Beauty Norms.

Through years and generations and centuries of violent colonialism, white supremacy, and imperialism, the US has gotten really great at whitewashing beauty norms and normalizing beauty norms to mean a specific set of physical traits. I, personally, can really only talk about beauty from the stance as someone who has lived almost entirely within the US as a white, fat, queer person. So my own experiences with beauty are warped but also extremely privileged in many ways.

A couple years ago, Dove came out with this video that was supposed to be empowering to women and talked about “real beauty”. (Ya know, the one titled “you’re more beautiful than you think” and basically said that women are our own harshest critics or something.) There have been plenty of critiques of this video, primarily because the video still focuses on women who fit into the conventional beauty norms of the US (white, skinny, young, etc). Golda Poretsky wrote about five different critiques of the video, which I definitely recommend reading through. Similarly, Jazz (last name unknown) wrote a critique about the video and also brings up so many great points, including the fact that there are only a few people of color in the video for only a few seconds. (If you’re at a computer reading this, hover over the text with your mouse and for me at least, it got a little easier to read.)

The sense of beauty within the US (and some other ways) is very dependent on whiteness – having white skin is seen as the default, the “norm”. Lindsay Kite brought up many amazing points about the whitewashing of beauty, specifically talking about how the current beauty ideals uphold whiteness and exclude women of color. Kite also addresses some of the ways in which the massive beauty corporations have repeatedly lightened the skin of many women (such as Gabourey Sidibe in the photos below):

Companies like Loreal and Clairol have come under fire for digitally lightening both the skin color and hair color of black women featured in their advertising…

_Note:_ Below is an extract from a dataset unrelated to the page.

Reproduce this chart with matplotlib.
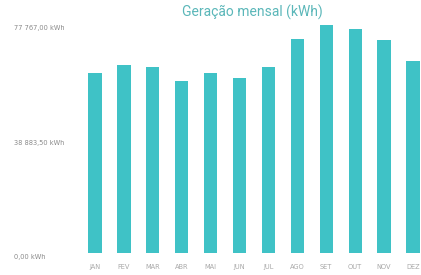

gabourey-sidibe-photoshop-450-thumb-450x300-764251The fashion and modeling world has also come under attack (for a good reason) about the rampant racism that exists within that industry and the fact that the industry (especially Fashion Week) is getting whiter and whiter. Chanel Iman and Jourdan Dunn have both come forward with the incredibly racist encounters they have experienced in the fashion industry as models. Chanel Iman opened up about some of the problems that the fashion industry has with race and some of the things she has faced, saying specifically:

“… A few times I got excused by designers who told me ‘we already found one black girl. We don’t need you anymore.’ I felt very discouraged. When someone tells you, ‘we don’t want you because we already have one of your kind, it’s really sad.”

And something that also continues to be a problem regarding beauty norms within the US is the fatphobia and the monetary gain from fat shaming and weight loss. A few months ago, I wrote about my own sense of worth living as a fat queer and unemployed person in a capitalistic society. And that continues to be true because of the way corporations reap the monetary benefits from fat people hating our bodies. US News reported that people in the US spend upwards of $60 billion every single year trying to lose weight.

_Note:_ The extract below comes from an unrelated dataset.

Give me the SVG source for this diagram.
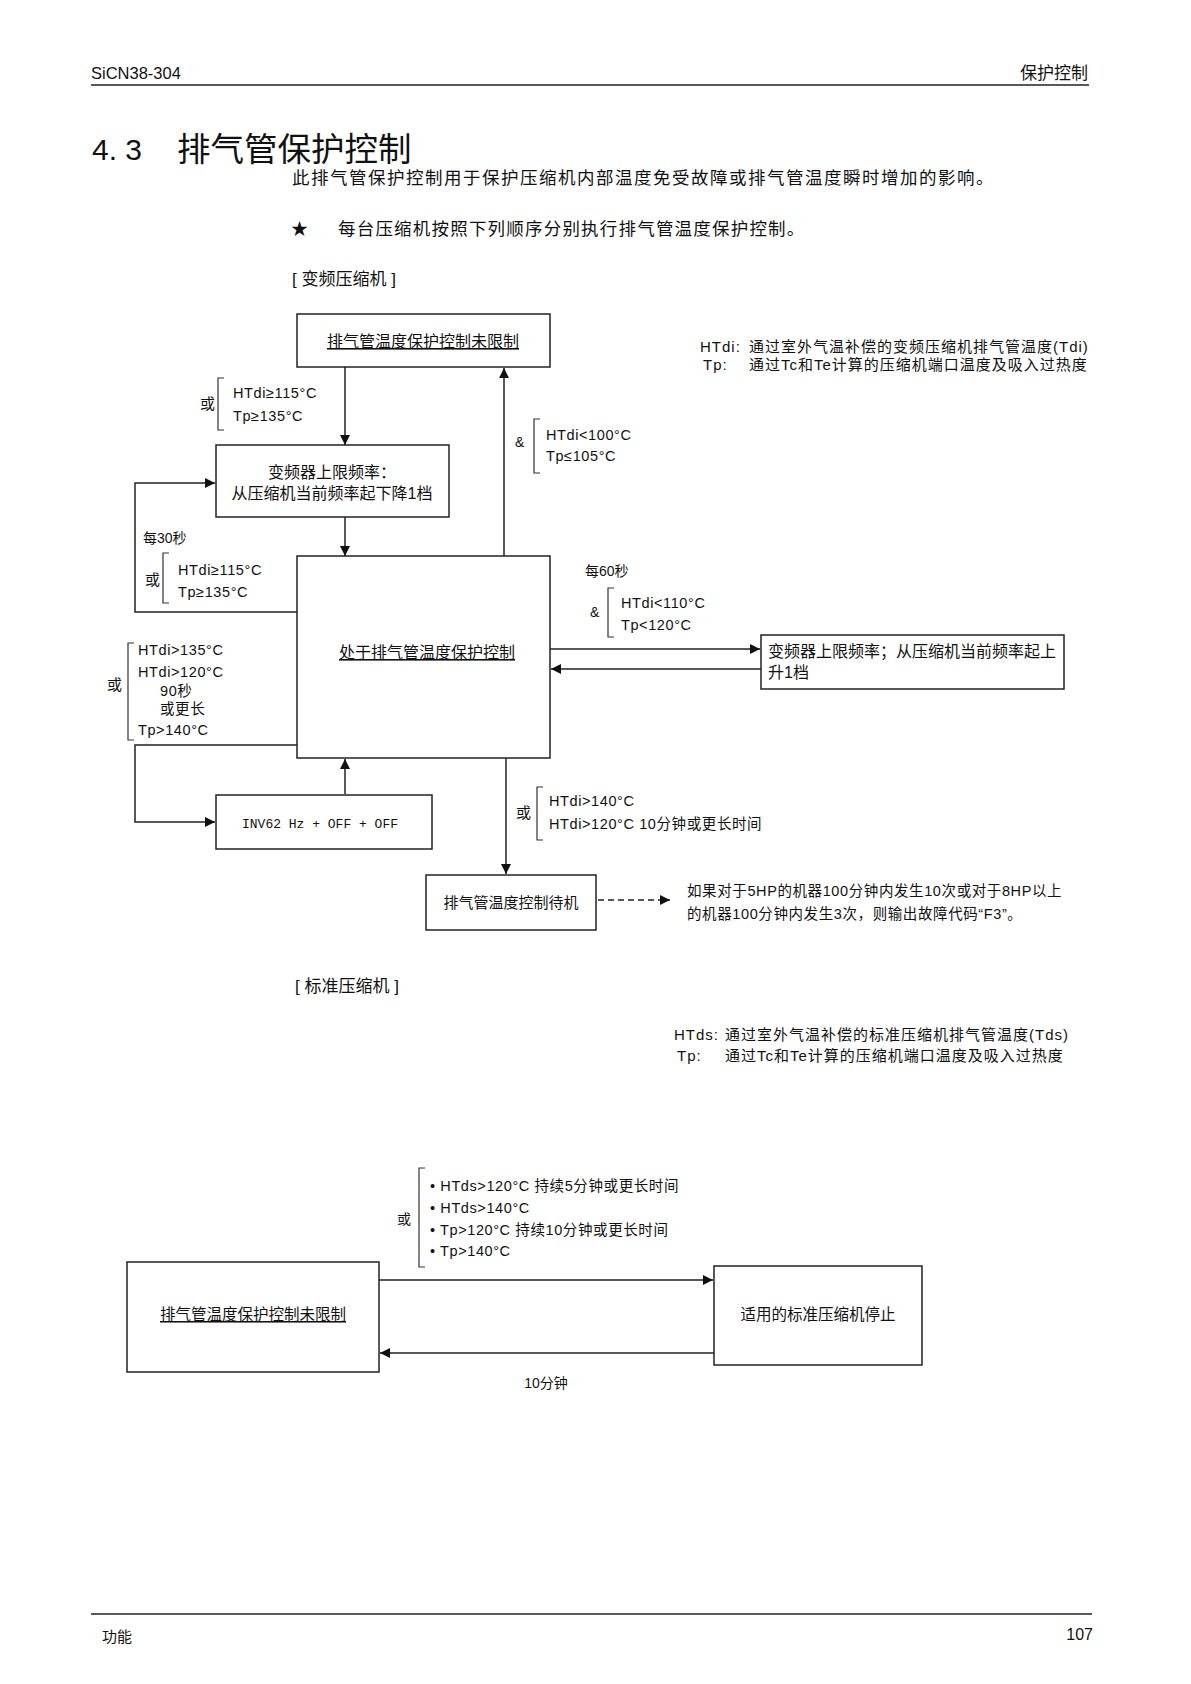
<svg xmlns="http://www.w3.org/2000/svg" width="1191" height="1684" viewBox="0 0 1191 1684">
<defs>
<marker id="ah" viewBox="0 0 10 10" refX="10" refY="5" markerWidth="11" markerHeight="10" markerUnits="userSpaceOnUse" orient="auto"><path d="M0,0 L10,5 L0,10 z" fill="#111"/></marker>
</defs>
<style>
text{font-family:"Liberation Sans","Noto Sans CJK SC",sans-serif;fill:#111;}
.box{fill:#fff;stroke:#222;stroke-width:1.5;}
.con{fill:none;stroke:#222;stroke-width:1.5;}
.dash{stroke-dasharray:6,4;}
.brk{fill:none;stroke:#333;stroke-width:1.2;}
.lbl{font-size:16px;}
.cond{font-size:14.5px;letter-spacing:0.6px;}
.leg{font-size:15px;letter-spacing:1px;}
.mid{text-anchor:middle;}
.ul{text-decoration:underline;}
</style>
<rect width="1191" height="1684" fill="#fff"/>

<g id="header">
<text x="91" y="79" font-size="16.5">SiCN38-304</text>
<text x="1088" y="79" font-size="17" text-anchor="end">保护控制</text>
<line x1="91" y1="85" x2="1089" y2="85" stroke="#222" stroke-width="1.6"/>
</g>

<g id="title">
<text x="92" y="160" font-size="30">4. 3</text>
<text x="177" y="161" font-size="33.5">排气管保护控制</text>
<text x="292" y="184" font-size="17.5" letter-spacing="1.5">此排气管保护控制用于保护压缩机内部温度免受故障或排气管温度瞬时增加的影响。</text>
<text x="291" y="235" font-size="17">★</text>
<text x="338" y="235" font-size="17.5" letter-spacing="1.2">每台压缩机按照下列顺序分别执行排气管温度保护控制。</text>
<text x="292" y="285" font-size="17">[ 变频压缩机 ]</text>
</g>

<g id="legend-inv">
<text class="leg" x="700" y="352">HTdi:</text>
<text class="leg" x="749" y="352">通过室外气温补偿的变频压缩机排气管温度(Tdi)</text>
<text class="leg" x="703" y="370">Tp:</text>
<text class="leg" x="749" y="370">通过Tc和Te计算的压缩机端口温度及吸入过热度</text>
</g>

<g id="connectors">
<line class="con" x1="345" y1="367" x2="345" y2="445" marker-end="url(#ah)"/>
<line class="con" x1="345" y1="517" x2="345" y2="556" marker-end="url(#ah)"/>
<line class="con" x1="504" y1="556" x2="504" y2="368" marker-end="url(#ah)"/>
<polyline class="con" points="297,612 135,612 135,483 215,483" marker-end="url(#ah)"/>
<line class="con" x1="550" y1="649" x2="760" y2="649" marker-end="url(#ah)"/>
<line class="con" x1="761" y1="669" x2="551" y2="669" marker-end="url(#ah)"/>
<polyline class="con" points="297,745 135,745 135,822 215,822" marker-end="url(#ah)"/>
<line class="con" x1="345" y1="794" x2="345" y2="759" marker-end="url(#ah)"/>
<line class="con" x1="506" y1="758" x2="506" y2="874" marker-end="url(#ah)"/>
<line class="con dash" x1="598" y1="900" x2="670" y2="900" marker-end="url(#ah)"/>
<line class="con" x1="379" y1="1280" x2="713" y2="1280" marker-end="url(#ah)"/>
<line class="con" x1="714" y1="1353" x2="380" y2="1353" marker-end="url(#ah)"/>
</g>

<g id="cond-1">
<text x="200" y="409" font-size="15">或</text>
<path class="brk" d="M224,378 H218 V430 H224"/>
<text class="cond" x="233" y="398">HTdi≥115°C</text>
<text class="cond" x="233" y="421">Tp≥135°C</text>
</g>

<g id="cond-2">
<text x="515" y="447" font-size="14">&amp;</text>
<path class="brk" d="M540,419 H534 V473 H540"/>
<text class="cond" x="546" y="440">HTdi&lt;100°C</text>
<text class="cond" x="546" y="461">Tp≤105°C</text>
</g>

<g id="cond-3">
<text x="143" y="543" font-size="14">每30秒</text>
<text x="145" y="585" font-size="15">或</text>
<path class="brk" d="M169,553 H163 V603 H169"/>
<text class="cond" x="178" y="575">HTdi≥115°C</text>
<text class="cond" x="178" y="597">Tp≥135°C</text>
</g>

<g id="cond-4">
<text x="585" y="576" font-size="14">每60秒</text>
<text x="590" y="617" font-size="14">&amp;</text>
<path class="brk" d="M614,588 H608 V637 H614"/>
<text class="cond" x="621" y="608">HTdi&lt;110°C</text>
<text class="cond" x="621" y="630">Tp&lt;120°C</text>
</g>

<g id="cond-5">
<text x="107" y="690" font-size="15">或</text>
<path class="brk" d="M134,643 H128 V740 H134"/>
<text class="cond" x="138" y="655">HTdi&gt;135°C</text>
<text class="cond" x="138" y="677">HTdi&gt;120°C</text>
<text class="cond" x="160" y="696">90秒</text>
<text class="cond" x="160" y="714">或更长</text>
<text class="cond" x="138" y="735">Tp&gt;140°C</text>
</g>

<g id="cond-6">
<text x="516" y="818" font-size="15">或</text>
<path class="brk" d="M543,787 H537 V840 H543"/>
<text class="cond" x="549" y="806">HTdi&gt;140°C</text>
<text class="cond" x="549" y="829">HTdi&gt;120°C 10分钟或更长时间</text>
</g>

<g id="node-unlimited">
<rect class="box" x="297" y="314" width="253" height="53"/>
<text class="lbl mid ul" x="423" y="347">排气管温度保护控制未限制</text>
</g>

<g id="node-down">
<rect class="box" x="216" y="445" width="233" height="72"/>
<text class="lbl mid" x="332" y="478">变频器上限频率：</text>
<text class="lbl mid" x="332" y="499">从压缩机当前频率起下降1档</text>
</g>

<g id="node-protect">
<rect class="box" x="297" y="556" width="253" height="202"/>
<text class="lbl mid ul" x="427" y="658">处于排气管温度保护控制</text>
</g>

<g id="node-up">
<rect class="box" x="761" y="635" width="303" height="54"/>
<text class="lbl" x="768" y="657">变频器上限频率；从压缩机当前频率起上</text>
<text class="lbl" x="768" y="678">升1档</text>
</g>

<g id="node-inv">
<rect class="box" x="216" y="795" width="216" height="54"/>
<text x="320" y="828" font-size="13" class="mid" style="font-family:'Liberation Mono','DejaVu Sans Mono',monospace">INV62 Hz + OFF + OFF</text>
</g>

<g id="node-standby">
<rect class="box" x="426" y="875" width="170" height="55"/>
<text class="mid" x="511" y="908" font-size="15">排气管温度控制待机</text>
</g>

<g id="note-f3">
<text x="687" y="896" font-size="14.5" letter-spacing="0.6">如果对于5HP的机器100分钟内发生10次或对于8HP以上</text>
<text x="687" y="919" font-size="14.5" letter-spacing="0.6">的机器100分钟内发生3次，则输出故障代码“F3”。</text>
</g>

<g id="section-std">
<text x="295" y="992" font-size="17">[ 标准压缩机 ]</text>
</g>

<g id="legend-std">
<text class="leg" x="674" y="1040">HTds:</text>
<text class="leg" x="725" y="1040">通过室外气温补偿的标准压缩机排气管温度(Tds)</text>
<text class="leg" x="677" y="1061">Tp:</text>
<text class="leg" x="725" y="1061">通过Tc和Te计算的压缩机端口温度及吸入过热度</text>
</g>

<g id="cond-std">
<text x="397" y="1224" font-size="14">或</text>
<path class="brk" d="M425,1168 H419 V1267 H425"/>
<text class="cond" x="430" y="1191">• HTds&gt;120°C 持续5分钟或更长时间</text>
<text class="cond" x="430" y="1213">• HTds&gt;140°C</text>
<text class="cond" x="430" y="1235">• Tp&gt;120°C 持续10分钟或更长时间</text>
<text class="cond" x="430" y="1256">• Tp&gt;140°C</text>
</g>

<g id="node-std-unlimited">
<rect class="box" x="127" y="1262" width="252" height="110"/>
<text class="mid ul" x="253" y="1320" font-size="15.5">排气管温度保护控制未限制</text>
</g>

<g id="node-std-stop">
<rect class="box" x="714" y="1266" width="208" height="99"/>
<text class="mid" x="818" y="1320" font-size="15.5">适用的标准压缩机停止</text>
</g>

<g id="label-10min">
<text class="mid" x="546" y="1388" font-size="14">10分钟</text>
</g>

<g id="footer">
<line x1="91" y1="1614" x2="1092" y2="1614" stroke="#222" stroke-width="1.6"/>
<text x="102" y="1642" font-size="15">功能</text>
<text x="1093" y="1640" font-size="16" text-anchor="end">107</text>
</g>
</svg>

The Militant Baker has a really great post about the model Tess Munster and how as a society, we have gravitated towards fat shaming and hating fat people who are fat with themselves. Plus sized models are almost nonexistant, especially in the context of actually being realistically plus sized. Most plus sized models rarely wear something larger than a size 16/18 and usually are tall as well. Which is why the 5ft5in and size 22 Tess Munster is getting such an outcry – she doesn’t fit into that plus sized narrative that we as a society have accepted.

In that same article, Jes Baker talks about the concept of body currency – or the idea that if we get to the ideal body size, then we will also obtain love, happiness, worthiness. Baker does highlight the problem with body currency, stating that:

The obvious problem with Body Currency is that thinness doesn’t necessarily equal happiness. It just equals money in the pockets of companies who sell us insecurity to make sure that we’re repeat customers. It’s a real shitty move on their part and leaves anyone who believes in the scam SOL which then makes them angry without really knowing why. So they direct all their angry feels towards those who cheated the system and found the pot of gold without doing any of the goddamn work.

Looking back, it’s easy (for me at least) to see how beauty norms and the concept of beautiful has been rigged to show a small set of physical traits that privilege being thin and being white. There are of course so many other factors that go into beauty norms – including age, class, gender, sexuality, and so many others. It’s important to be critical of the messages we are given through the media and society as a whole because more often than not, those messages are laced with racism, hatred, and overall problematic natures.

And of course, there’s much more that goes into this – particularly regarding race. Because whiteness is valued, put into a position of power, and that’s something that we as white people must be critical of.